Objectivity

German Approach

The Germans separate message from messenger. The presenter consciously and purposely moves into the background. In the German business context the message takes center stage. Germans believe that arguments should speak for themselves.

Patterns

American Approach

Americans link message and messenger. The message, its form, and most importantly its presenter create a unity. In the U.S. business context the presenter takes center stage. Americans believe that „you sell yourself first, then your product or service.“

Patterns

German View

Germans react ambivalently to linking speaker and content. An overly personalized presentation style is on the one side both motivating and attractive. At the same time, however, it is overly personified.

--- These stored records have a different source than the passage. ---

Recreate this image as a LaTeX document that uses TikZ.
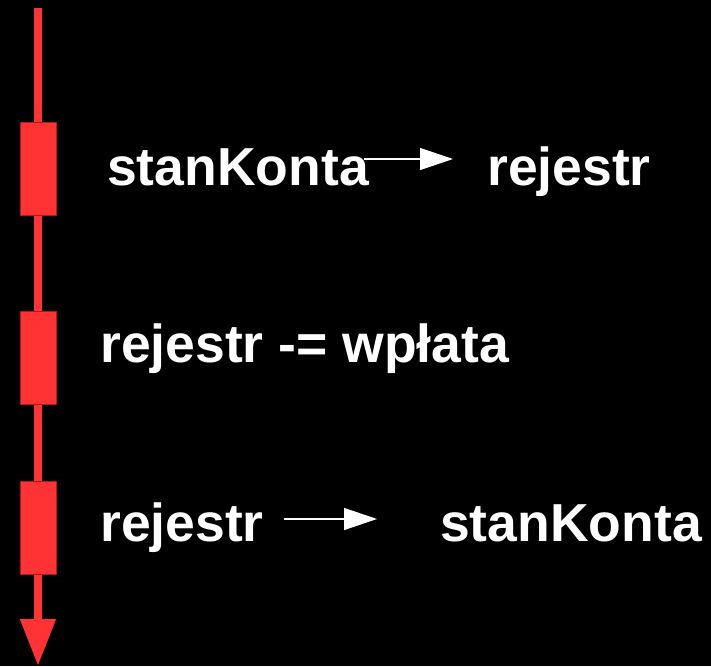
\documentclass[tikz,border=0pt]{standalone}
\usepackage{fontspec}
\setmainfont{Liberation Sans}
\usetikzlibrary{arrows.meta}
\definecolor{lifered}{HTML}{FF3333}
\definecolor{lifeedge}{HTML}{B01818}
\tikzset{
  lbl/.style={text=white, font=\fontsize{53.5}{60}\selectfont\bfseries, inner sep=0pt, anchor=base west},
  actbox/.style={fill=lifered, draw=lifeedge, line width=0.8pt, minimum width=36pt, minimum height=93pt, inner sep=0pt},
  flow/.style={draw=white, line width=1.3pt, -{Triangle[length=33pt,width=22pt]}},
  lifeline/.style={draw=lifered, line width=8pt, -{Triangle[length=47pt,width=34pt]}}
}
\begin{document}
\begin{tikzpicture}[x=1pt,y=-1pt]
  \fill[black] (0,0) rectangle (711,666);
  \useasboundingbox (0,0) rectangle (711,666);

  % lifeline with its arrowhead
  \coordinate (ltop) at (38,8);
  \coordinate (lend) at (38,666);
  \draw[lifeline] (ltop) -- (lend);

  % activation boxes
  \node[actbox] (b1) at (38,168.5) {};
  \node[actbox] (b2) at (38,357.5) {};
  \node[actbox] (b3) at (38,528) {};

  % step 1
  \node[lbl] (s1) at (107,185) {stanKonta};
  \node[lbl] (r1) at (487,185) {rejestr};
  \coordinate (a1s) at (364,159);
  \coordinate (a1e) at (453,159);
  \draw[flow] (a1s) -- (a1e);

  % step 2
  \node[lbl] (op) at (100,362) {rejestr -= wpłata};

  % step 3
  \node[lbl] (r3) at (100,541) {rejestr};
  \node[lbl] (s3) at (440,541) {stanKonta};
  \coordinate (a3s) at (284,519);
  \coordinate (a3e) at (377,519);
  \draw[flow] (a3s) -- (a3e);
\end{tikzpicture}
\end{document}
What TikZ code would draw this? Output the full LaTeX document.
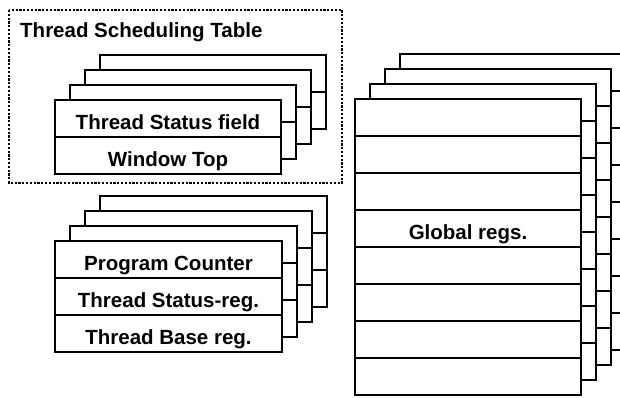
\documentclass[tikz,border=0pt]{standalone}
\usepackage{fontspec}
\setmainfont{Liberation Sans}

% one card of a register stack: name, x, y (top left), width, number of rows
\newcommand\blankcard[5]{%
  \foreach \r in {1,...,#5} {%
    \node[cell, minimum width=#4] (#1-\r) at (#2, {#3+37*(\r-1)}) {};
  }}

\tikzset{
  labelfont/.style={font=\bfseries\fontsize{20.5}{24}\selectfont},
  cell/.style={draw, fill=white, line width=2pt, minimum height=37pt,
    inner sep=0pt, anchor=north west, labelfont,
    text height=21pt, text depth=0pt},
  tablebox/.style={draw, line width=1.5pt, dash pattern=on 2.2pt off 1.6pt},
  titletext/.style={anchor=base west, inner sep=0pt, labelfont},
}

\begin{document}
\begin{tikzpicture}[x=1pt, y=-1pt]
\useasboundingbox (0,0) rectangle (620,397);
\clip (0,0) rectangle (620,397);

% Thread scheduling table: four stacked entries
\draw[tablebox] (9,10) rectangle (342,183);
\node[titletext] (tsttitle) at (20,37) {Thread Scheduling Table};
\blankcard{tstD}{99}{54}{226pt}{2}
\blankcard{tstC}{84}{69}{226pt}{2}
\blankcard{tstB}{69}{84}{226pt}{2}
\node[cell, minimum width=226pt] (tstfield) at (54,99) {Thread Status field};
\node[cell, minimum width=226pt] (tsttop) at (54,136) {Window Top};

% per-thread registers
\blankcard{thrD}{99}{195}{227pt}{3}
\blankcard{thrC}{84}{210}{227pt}{3}
\blankcard{thrB}{69}{225}{227pt}{3}
\node[cell, minimum width=227pt] (pc) at (54,240) {Program Counter};
\node[cell, minimum width=227pt] (tsreg) at (54,277) {Thread Status-reg.};
\node[cell, minimum width=227pt] (tbreg) at (54,314) {Thread Base reg.};

% global register windows
\blankcard{gloD}{399}{53}{226pt}{8}
\blankcard{gloC}{384}{68}{226pt}{8}
\blankcard{gloB}{369}{83}{226pt}{8}
\blankcard{gloA}{354}{98}{226pt}{8}
\node[labelfont, text height=21pt, text depth=0pt, inner sep=0pt]
  (globlabel) at (gloA-4.center) {Global regs.};
\end{tikzpicture}
\end{document}
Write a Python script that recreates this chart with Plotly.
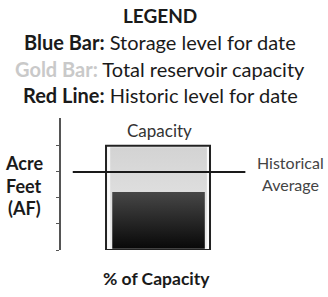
import plotly.graph_objects as go

# ---- data ----
categories = ["Reservoir"]
capacity_value = [4.0]        # total reservoir capacity (axis units)
storage_value = [2.23]        # storage level for date
historic_value = [3.0]        # historic level for date
y_ticks = [0, 1, 2, 3, 4]

W, H = 328, 297
ML, MT = 61, 118
PW = 262 - 61
PH = 250 - 118
MR = W - ML - PW
MB = H - MT - PH

cap_w = 1.0
fill_x = [-0.46, 0.47]
sto_x = [-0.44, 0.45]
line_x = [-0.82, 0.84]

fig = go.Figure()

# capacity bar outline
fig.add_trace(go.Bar(x=[0], y=capacity_value, width=cap_w,
                     marker=dict(color="#fafafa", line=dict(color="#222222", width=2)),
                     hoverinfo="skip"))
# capacity inner fill (light gradient)
c = capacity_value[0] - 0.05
fx0, fx1 = fill_x
fig.add_trace(go.Scatter(x=[fx0, fx1, fx1, fx0, fx0], y=[0.05, 0.05, c, c, 0.05], mode="lines",
                         line=dict(width=0), fill="toself",
                         fillgradient=dict(type="vertical",
                                           colorscale=[[0, "#ebebeb"], [1, "#d3d3d3"]]),
                         hoverinfo="skip"))
# storage bar with gradient
x0, x1 = sto_x
s = storage_value[0]
fig.add_trace(go.Scatter(x=[x0, x1, x1, x0, x0], y=[0.05, 0.05, s, s, 0.05], mode="lines",
                         line=dict(width=0), fill="toself",
                         fillgradient=dict(type="vertical",
                                           colorscale=[[0, "#080808"], [1, "#474747"]]),
                         hoverinfo="skip"))
# historic line
fig.add_trace(go.Scatter(x=line_x, y=historic_value * 2, mode="lines",
                         line=dict(color="#1a1a1a", width=2), hoverinfo="skip"))

fig.update_layout(
    width=W, height=H, margin=dict(l=ML, r=MR, t=MT, b=MB),
    plot_bgcolor="white", paper_bgcolor="white", showlegend=False,
    barmode="overlay",
    xaxis=dict(range=[-0.933, 1.0], visible=False, fixedrange=True),
    yaxis=dict(range=[0, 5.07], showgrid=False, zeroline=False, showline=True,
               linecolor="#555", linewidth=1.5, tickvals=y_ticks, ticks="outside",
               ticklen=3, tickcolor="#555", showticklabels=False, fixedrange=True),
    font=dict(family="Lato, sans-serif", color="#1e1e1e"),
)

def px(xp, yp):
    return (xp - ML) / PW, (H - MB - yp) / PH

def txt(text, xp, yp, size, color="#1a1a1a"):
    x, y = px(xp, yp)
    fig.add_annotation(text=text, x=x, y=y, xref="paper", yref="paper",
                       showarrow=False, xanchor="center", yanchor="middle",
                       font=dict(size=size, color=color, family="Lato, sans-serif"))

txt("<b>LEGEND</b>", 160, 15, 19)
txt("<b>Blue Bar:</b> Storage level for date", 160, 42, 20)
txt("<b><span style='color:#c9c9c9'>Gold Bar:</span></b> Total reservoir capacity", 160, 69, 20)
txt("<b>Red Line:</b> Historic level for date", 160, 95, 20)
txt("Capacity", 159, 130, 17, "#333")
txt("<b>Acre</b>", 24, 163, 18)
txt("<b>Feet</b>", 24, 186, 18)
txt("<b>(AF)</b>", 24, 208, 18)
txt("Historical", 290, 162, 16, "#444")
txt("Average", 290, 184, 16, "#444")
txt("<b>% of Capacity</b>", 156, 278, 17.5)

fig.write_html("out.html", config={"displayModeBar": False},
               post_script="document.body.style.margin='0';")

Germans are persuaded more by objectivity than by subjectivity. “There must be a reason why he is appealing to our emotions instead of to our minds.”

American View

Americans, in stark contrast, find the separation of speaker and content as impersonal, sterile, drab. To distance oneself from the message is interpreted by Americans as risk-averse, disinterested, and anything but persuasive. “If he himself is not convinced by his message, why should we be?”

Advice to Germans

Identify yourself with your message. Literally use the word I. Draw on your personal experience by using anecdotes. Put your heart into it. Show emotion. Give signals when you are a subjective participant in your story and when you are an objective observer. When persuading Americans you cannot take yourself out of the equation.

Advice to Americans

Temper the showman in you. Be coy. Hint at almost a scepticism in your own message. Neither invite nor challenge your listeners to like or dislike you. In fact, take yourself out of the equation altogether. It‘s all about the content and not about you. You are not on any kind of stage.